SOURCE MATERIAL:
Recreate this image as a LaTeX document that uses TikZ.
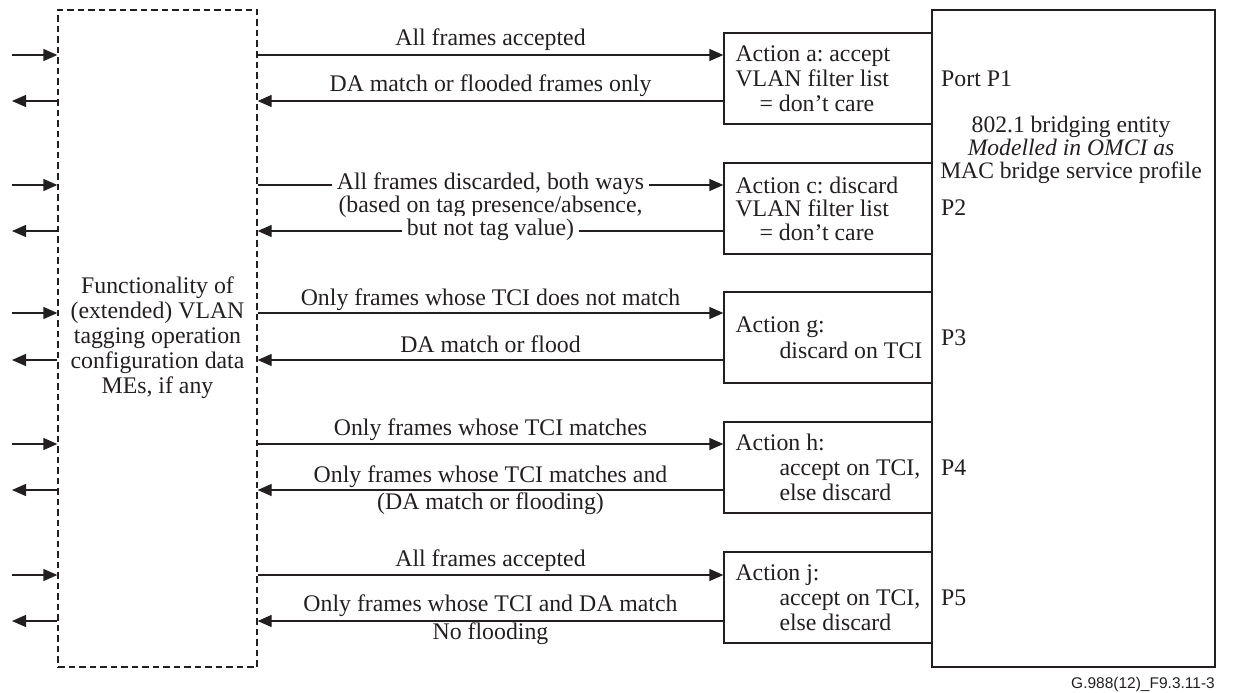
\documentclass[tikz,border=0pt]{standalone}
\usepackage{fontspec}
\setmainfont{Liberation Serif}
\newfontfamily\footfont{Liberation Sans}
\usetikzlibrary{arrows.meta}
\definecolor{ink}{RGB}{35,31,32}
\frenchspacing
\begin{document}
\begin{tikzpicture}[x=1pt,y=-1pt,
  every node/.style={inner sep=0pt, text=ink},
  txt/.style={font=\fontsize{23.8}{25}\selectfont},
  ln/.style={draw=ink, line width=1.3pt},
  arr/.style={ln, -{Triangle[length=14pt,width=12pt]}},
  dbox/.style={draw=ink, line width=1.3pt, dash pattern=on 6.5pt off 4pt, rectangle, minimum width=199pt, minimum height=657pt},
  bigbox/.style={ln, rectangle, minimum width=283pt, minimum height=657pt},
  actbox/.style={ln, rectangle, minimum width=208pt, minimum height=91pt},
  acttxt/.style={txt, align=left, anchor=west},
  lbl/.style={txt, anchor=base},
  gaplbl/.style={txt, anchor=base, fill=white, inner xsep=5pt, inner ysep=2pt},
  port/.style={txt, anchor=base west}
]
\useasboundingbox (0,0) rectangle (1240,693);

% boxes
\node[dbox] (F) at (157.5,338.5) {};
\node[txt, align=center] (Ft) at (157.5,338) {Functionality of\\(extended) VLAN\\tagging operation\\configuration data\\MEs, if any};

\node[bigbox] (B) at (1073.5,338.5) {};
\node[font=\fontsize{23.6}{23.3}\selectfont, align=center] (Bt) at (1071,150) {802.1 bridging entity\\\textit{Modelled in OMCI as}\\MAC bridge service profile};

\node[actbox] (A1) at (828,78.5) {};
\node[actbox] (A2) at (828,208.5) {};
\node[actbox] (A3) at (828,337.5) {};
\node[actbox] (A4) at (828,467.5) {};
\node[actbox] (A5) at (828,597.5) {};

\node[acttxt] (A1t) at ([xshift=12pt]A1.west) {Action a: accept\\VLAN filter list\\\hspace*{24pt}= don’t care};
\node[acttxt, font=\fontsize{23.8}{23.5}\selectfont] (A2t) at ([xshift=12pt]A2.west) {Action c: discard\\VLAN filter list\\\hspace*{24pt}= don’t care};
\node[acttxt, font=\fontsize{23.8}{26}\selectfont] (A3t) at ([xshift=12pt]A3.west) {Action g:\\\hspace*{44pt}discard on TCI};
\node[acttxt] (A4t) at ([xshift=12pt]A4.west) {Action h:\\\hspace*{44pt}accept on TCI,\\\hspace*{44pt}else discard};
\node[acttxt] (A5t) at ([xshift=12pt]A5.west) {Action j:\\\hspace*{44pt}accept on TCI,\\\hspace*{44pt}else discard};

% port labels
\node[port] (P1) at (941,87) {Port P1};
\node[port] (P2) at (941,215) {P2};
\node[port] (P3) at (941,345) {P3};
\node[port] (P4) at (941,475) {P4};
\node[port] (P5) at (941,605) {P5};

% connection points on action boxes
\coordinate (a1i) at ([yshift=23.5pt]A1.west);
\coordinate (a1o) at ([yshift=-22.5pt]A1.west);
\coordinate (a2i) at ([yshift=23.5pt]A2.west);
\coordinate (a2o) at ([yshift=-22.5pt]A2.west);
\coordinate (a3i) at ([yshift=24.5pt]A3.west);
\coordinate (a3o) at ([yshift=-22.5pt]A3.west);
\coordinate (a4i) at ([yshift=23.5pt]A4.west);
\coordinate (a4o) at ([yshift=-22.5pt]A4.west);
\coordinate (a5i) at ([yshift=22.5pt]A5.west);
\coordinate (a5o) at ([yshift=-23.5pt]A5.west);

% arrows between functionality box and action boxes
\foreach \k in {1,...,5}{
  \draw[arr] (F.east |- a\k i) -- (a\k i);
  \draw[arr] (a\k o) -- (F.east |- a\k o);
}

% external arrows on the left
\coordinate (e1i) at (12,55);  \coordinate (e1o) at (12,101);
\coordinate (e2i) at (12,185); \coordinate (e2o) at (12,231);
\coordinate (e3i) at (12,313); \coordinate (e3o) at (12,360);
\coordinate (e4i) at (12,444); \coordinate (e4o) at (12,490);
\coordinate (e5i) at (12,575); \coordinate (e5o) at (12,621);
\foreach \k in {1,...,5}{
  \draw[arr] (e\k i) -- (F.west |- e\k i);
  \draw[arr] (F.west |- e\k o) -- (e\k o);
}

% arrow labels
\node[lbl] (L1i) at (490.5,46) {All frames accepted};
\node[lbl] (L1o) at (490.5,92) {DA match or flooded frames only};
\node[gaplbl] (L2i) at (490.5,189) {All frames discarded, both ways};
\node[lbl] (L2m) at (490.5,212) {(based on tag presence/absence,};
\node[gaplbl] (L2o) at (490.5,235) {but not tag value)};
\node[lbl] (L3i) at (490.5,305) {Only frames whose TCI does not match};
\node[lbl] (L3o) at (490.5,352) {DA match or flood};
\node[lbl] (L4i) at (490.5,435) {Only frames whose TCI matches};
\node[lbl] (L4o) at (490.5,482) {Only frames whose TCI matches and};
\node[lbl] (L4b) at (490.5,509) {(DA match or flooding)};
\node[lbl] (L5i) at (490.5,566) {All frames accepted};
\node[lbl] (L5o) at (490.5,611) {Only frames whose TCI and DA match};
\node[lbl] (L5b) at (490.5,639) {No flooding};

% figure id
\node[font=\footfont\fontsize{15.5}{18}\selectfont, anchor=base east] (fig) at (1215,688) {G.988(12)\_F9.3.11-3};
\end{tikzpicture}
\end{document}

THE EXERCISE: Print, exactly as written, the lines above from the first one to the one containing "(A5) at (828,597.5)". Leave out pictures.

RESPONSE FOR THIS EXERCISE:
Recreate this image as a LaTeX document that uses TikZ.
\documentclass[tikz,border=0pt]{standalone}
\usepackage{fontspec}
\setmainfont{Liberation Serif}
\newfontfamily\footfont{Liberation Sans}
\usetikzlibrary{arrows.meta}
\definecolor{ink}{RGB}{35,31,32}
\frenchspacing
\begin{document}
\begin{tikzpicture}[x=1pt,y=-1pt,
  every node/.style={inner sep=0pt, text=ink},
  txt/.style={font=\fontsize{23.8}{25}\selectfont},
  ln/.style={draw=ink, line width=1.3pt},
  arr/.style={ln, -{Triangle[length=14pt,width=12pt]}},
  dbox/.style={draw=ink, line width=1.3pt, dash pattern=on 6.5pt off 4pt, rectangle, minimum width=199pt, minimum height=657pt},
  bigbox/.style={ln, rectangle, minimum width=283pt, minimum height=657pt},
  actbox/.style={ln, rectangle, minimum width=208pt, minimum height=91pt},
  acttxt/.style={txt, align=left, anchor=west},
  lbl/.style={txt, anchor=base},
  gaplbl/.style={txt, anchor=base, fill=white, inner xsep=5pt, inner ysep=2pt},
  port/.style={txt, anchor=base west}
]
\useasboundingbox (0,0) rectangle (1240,693);

% boxes
\node[dbox] (F) at (157.5,338.5) {};
\node[txt, align=center] (Ft) at (157.5,338) {Functionality of\\(extended) VLAN\\tagging operation\\configuration data\\MEs, if any};

\node[bigbox] (B) at (1073.5,338.5) {};
\node[font=\fontsize{23.6}{23.3}\selectfont, align=center] (Bt) at (1071,150) {802.1 bridging entity\\\textit{Modelled in OMCI as}\\MAC bridge service profile};

\node[actbox] (A1) at (828,78.5) {};
\node[actbox] (A2) at (828,208.5) {};
\node[actbox] (A3) at (828,337.5) {};
\node[actbox] (A4) at (828,467.5) {};
\node[actbox] (A5) at (828,597.5) {};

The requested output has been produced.